Pull out every line containing the string "size".

+++ Entries

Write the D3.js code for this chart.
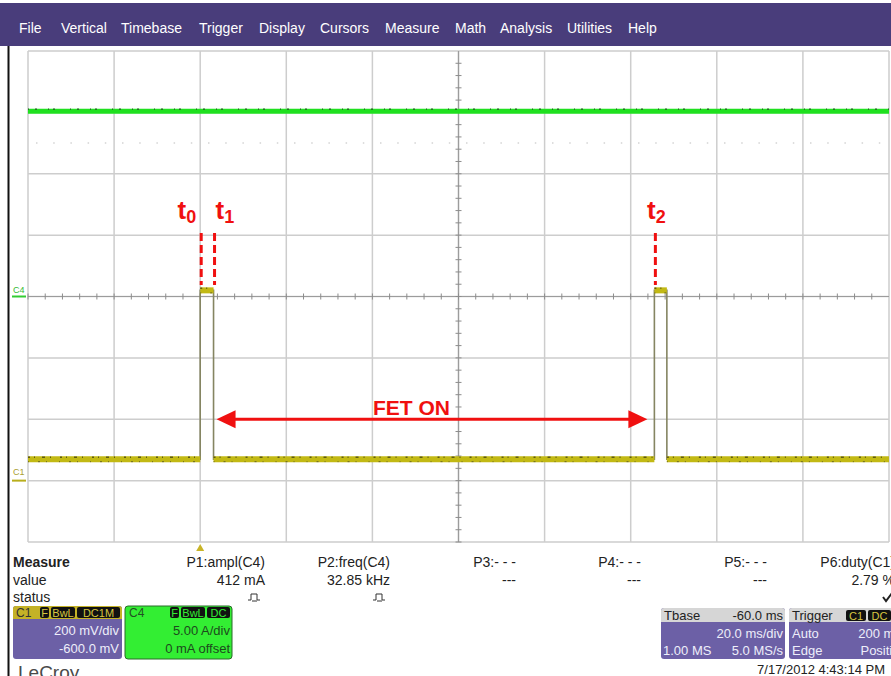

++++++
+++ Entries

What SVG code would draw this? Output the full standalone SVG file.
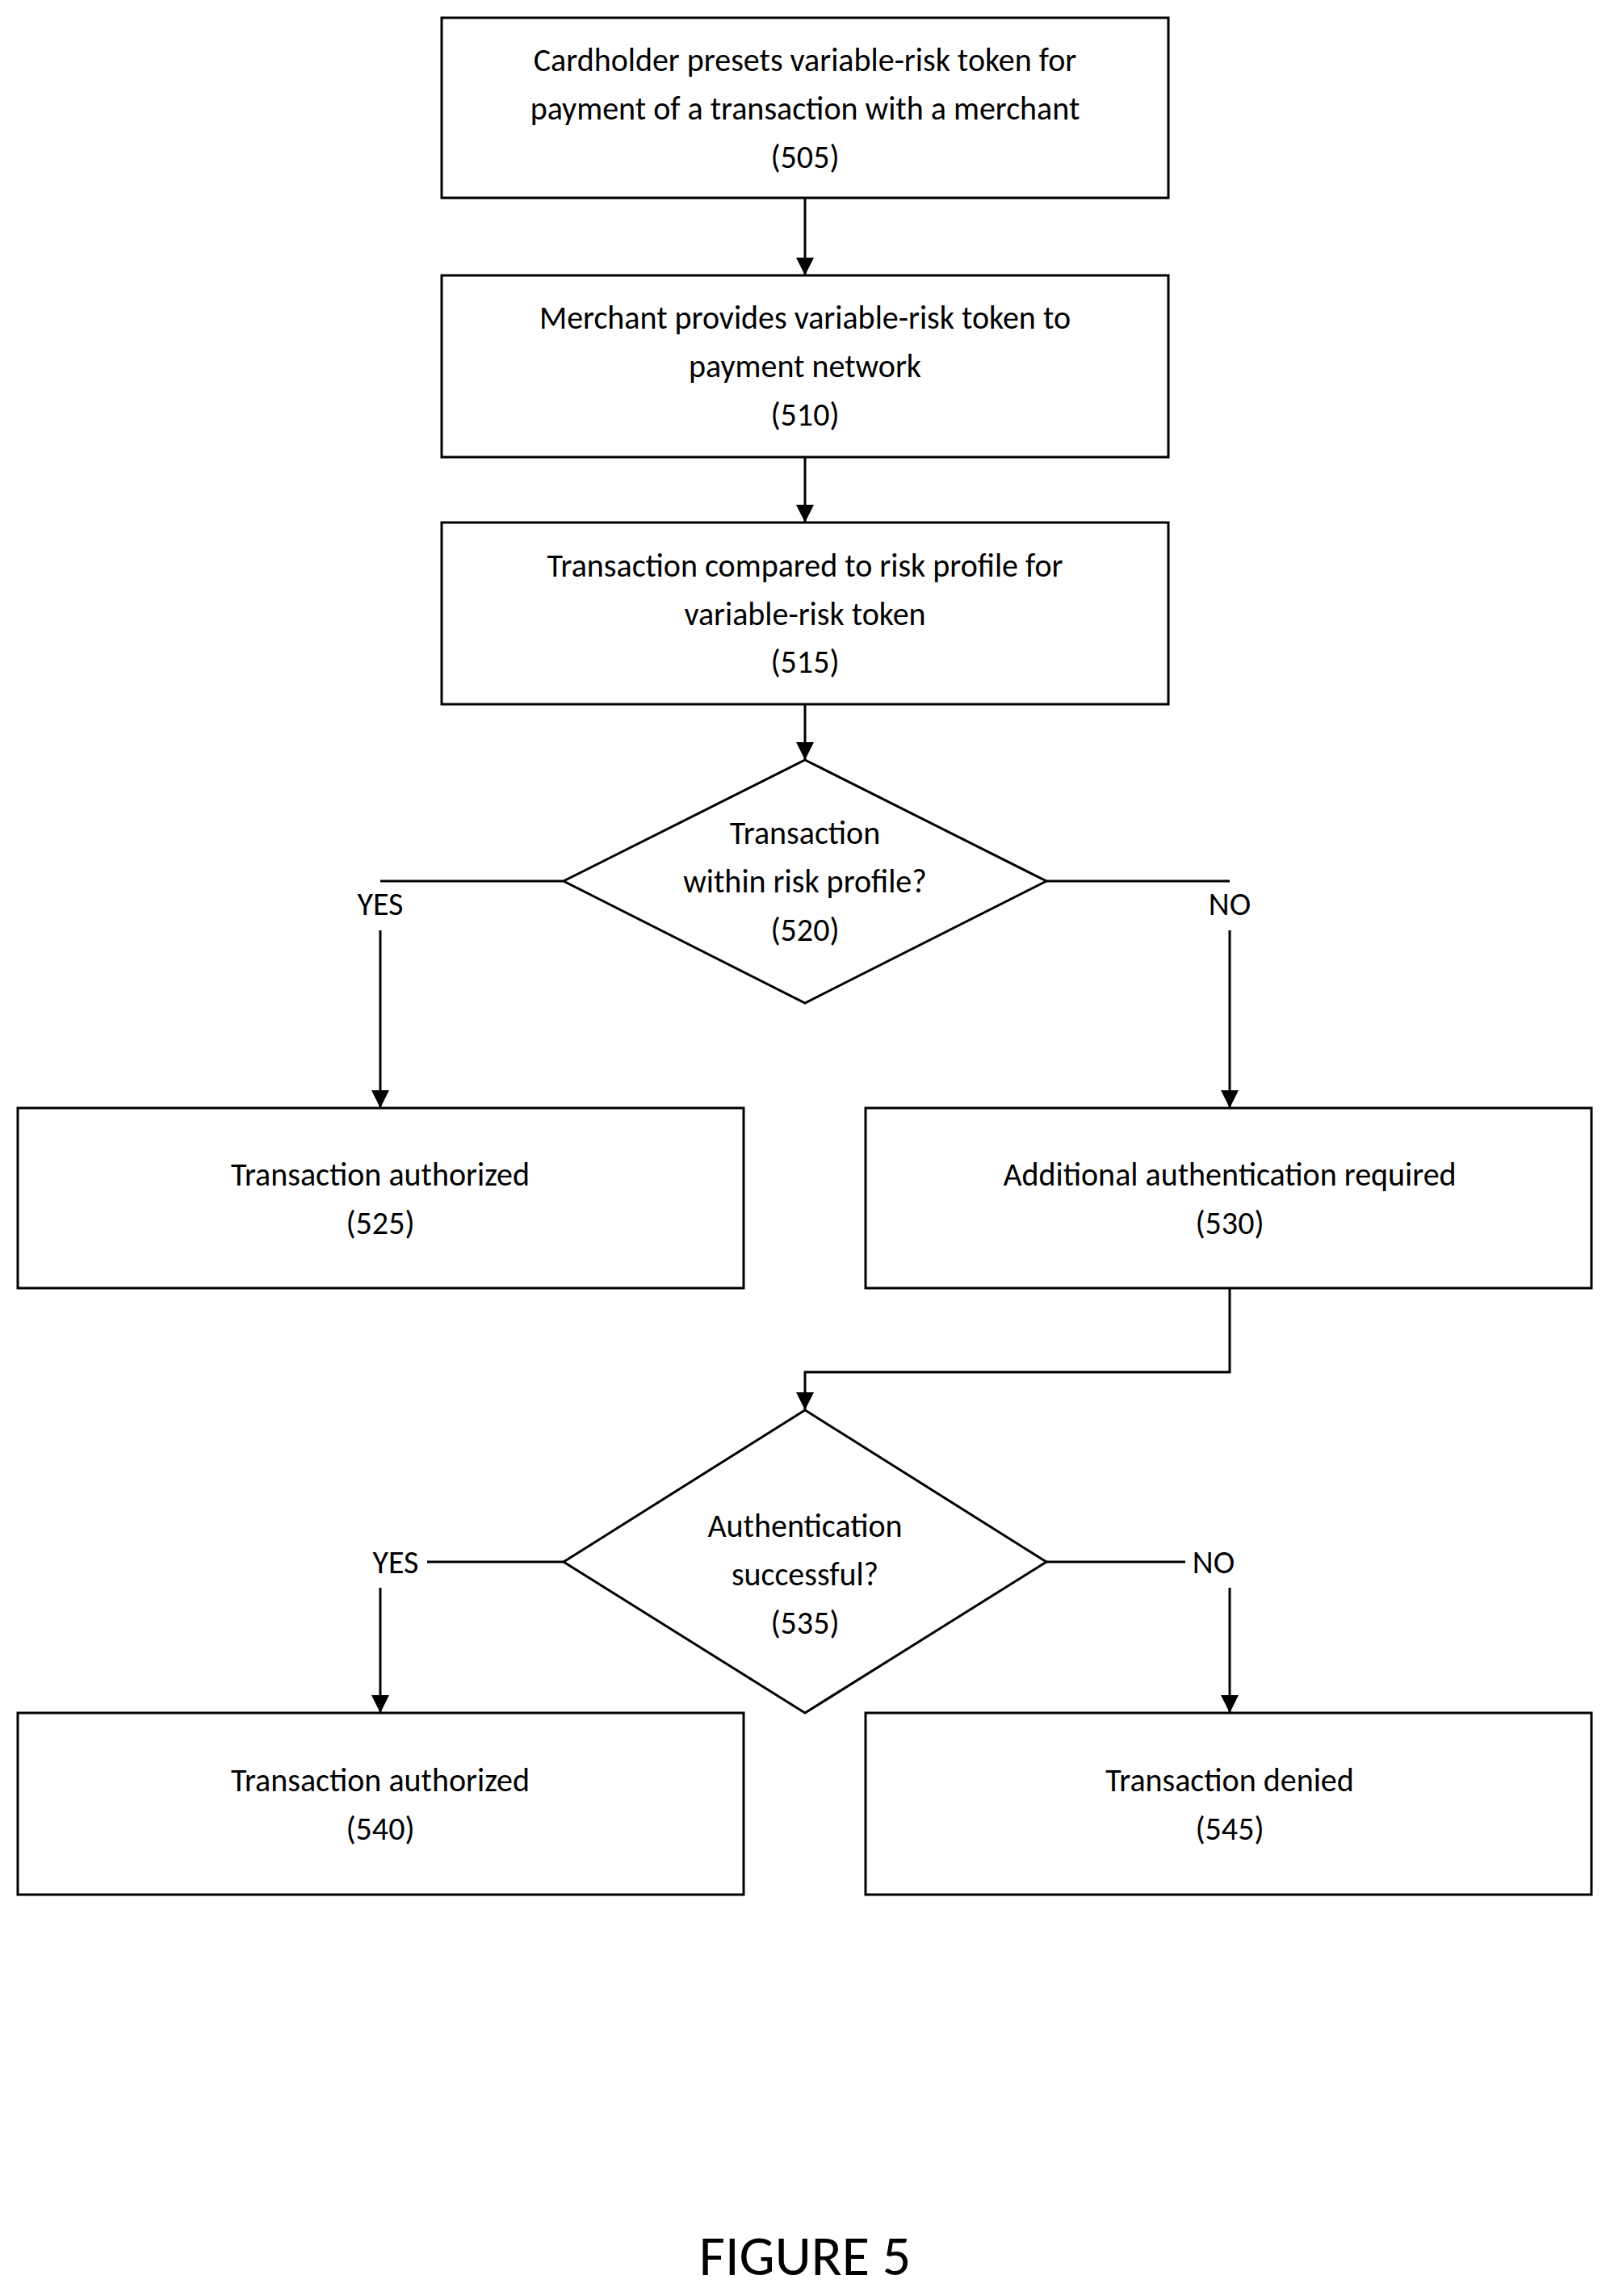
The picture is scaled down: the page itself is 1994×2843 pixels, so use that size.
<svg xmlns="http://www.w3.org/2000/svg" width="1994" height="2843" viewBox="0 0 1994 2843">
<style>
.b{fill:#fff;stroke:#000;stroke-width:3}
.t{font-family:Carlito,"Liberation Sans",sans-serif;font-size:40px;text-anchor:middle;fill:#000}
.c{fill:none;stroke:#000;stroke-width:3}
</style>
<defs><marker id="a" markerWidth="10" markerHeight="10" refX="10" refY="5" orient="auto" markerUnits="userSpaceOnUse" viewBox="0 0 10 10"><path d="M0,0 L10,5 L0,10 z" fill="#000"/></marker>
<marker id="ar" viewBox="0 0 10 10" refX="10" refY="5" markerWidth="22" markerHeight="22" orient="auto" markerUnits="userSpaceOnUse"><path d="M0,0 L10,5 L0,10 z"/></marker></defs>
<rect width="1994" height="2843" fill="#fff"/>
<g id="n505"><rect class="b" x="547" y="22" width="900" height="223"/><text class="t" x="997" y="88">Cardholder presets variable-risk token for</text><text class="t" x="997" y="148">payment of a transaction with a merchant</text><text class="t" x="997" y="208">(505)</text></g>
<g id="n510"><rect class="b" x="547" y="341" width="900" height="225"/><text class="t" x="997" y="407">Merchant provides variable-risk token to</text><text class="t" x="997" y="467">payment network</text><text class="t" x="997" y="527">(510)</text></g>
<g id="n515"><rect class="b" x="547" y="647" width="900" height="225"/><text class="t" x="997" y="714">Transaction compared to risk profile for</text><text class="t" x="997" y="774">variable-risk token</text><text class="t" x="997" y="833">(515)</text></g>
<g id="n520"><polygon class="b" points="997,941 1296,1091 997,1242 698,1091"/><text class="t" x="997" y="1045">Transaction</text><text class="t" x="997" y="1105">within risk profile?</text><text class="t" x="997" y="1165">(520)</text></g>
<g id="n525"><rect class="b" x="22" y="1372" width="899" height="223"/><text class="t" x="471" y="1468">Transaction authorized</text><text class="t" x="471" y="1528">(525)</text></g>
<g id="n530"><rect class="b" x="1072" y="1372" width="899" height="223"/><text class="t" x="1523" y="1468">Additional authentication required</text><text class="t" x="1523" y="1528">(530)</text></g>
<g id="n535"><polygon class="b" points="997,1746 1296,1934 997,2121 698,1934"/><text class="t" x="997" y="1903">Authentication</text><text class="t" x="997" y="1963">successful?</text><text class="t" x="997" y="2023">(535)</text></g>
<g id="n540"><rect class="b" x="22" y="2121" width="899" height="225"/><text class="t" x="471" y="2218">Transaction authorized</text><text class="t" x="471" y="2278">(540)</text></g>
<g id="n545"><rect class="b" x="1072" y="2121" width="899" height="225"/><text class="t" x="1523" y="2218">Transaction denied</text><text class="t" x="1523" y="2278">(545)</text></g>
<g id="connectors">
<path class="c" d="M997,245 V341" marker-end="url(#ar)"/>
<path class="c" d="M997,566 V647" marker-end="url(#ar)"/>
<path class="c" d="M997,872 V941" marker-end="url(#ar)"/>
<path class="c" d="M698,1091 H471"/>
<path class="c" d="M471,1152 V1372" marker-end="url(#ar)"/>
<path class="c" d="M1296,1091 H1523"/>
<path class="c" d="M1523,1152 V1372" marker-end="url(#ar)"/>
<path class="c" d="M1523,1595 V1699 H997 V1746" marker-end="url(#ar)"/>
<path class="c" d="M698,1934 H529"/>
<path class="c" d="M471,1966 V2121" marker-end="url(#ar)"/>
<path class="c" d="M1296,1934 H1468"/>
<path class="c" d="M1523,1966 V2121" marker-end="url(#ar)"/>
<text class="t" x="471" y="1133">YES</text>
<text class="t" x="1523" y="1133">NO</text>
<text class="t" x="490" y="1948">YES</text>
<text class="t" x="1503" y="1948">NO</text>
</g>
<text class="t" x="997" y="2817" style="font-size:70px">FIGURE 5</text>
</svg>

++++++

Expected answer ::
The picture is scaled down: the page itself is 1994×2843 pixels, so use that size.
.t{font-family:Carlito,"Liberation Sans",sans-serif;font-size:40px;text-anchor:middle;fill:#000}
<text class="t" x="997" y="2817" style="font-size:70px">FIGURE 5</text>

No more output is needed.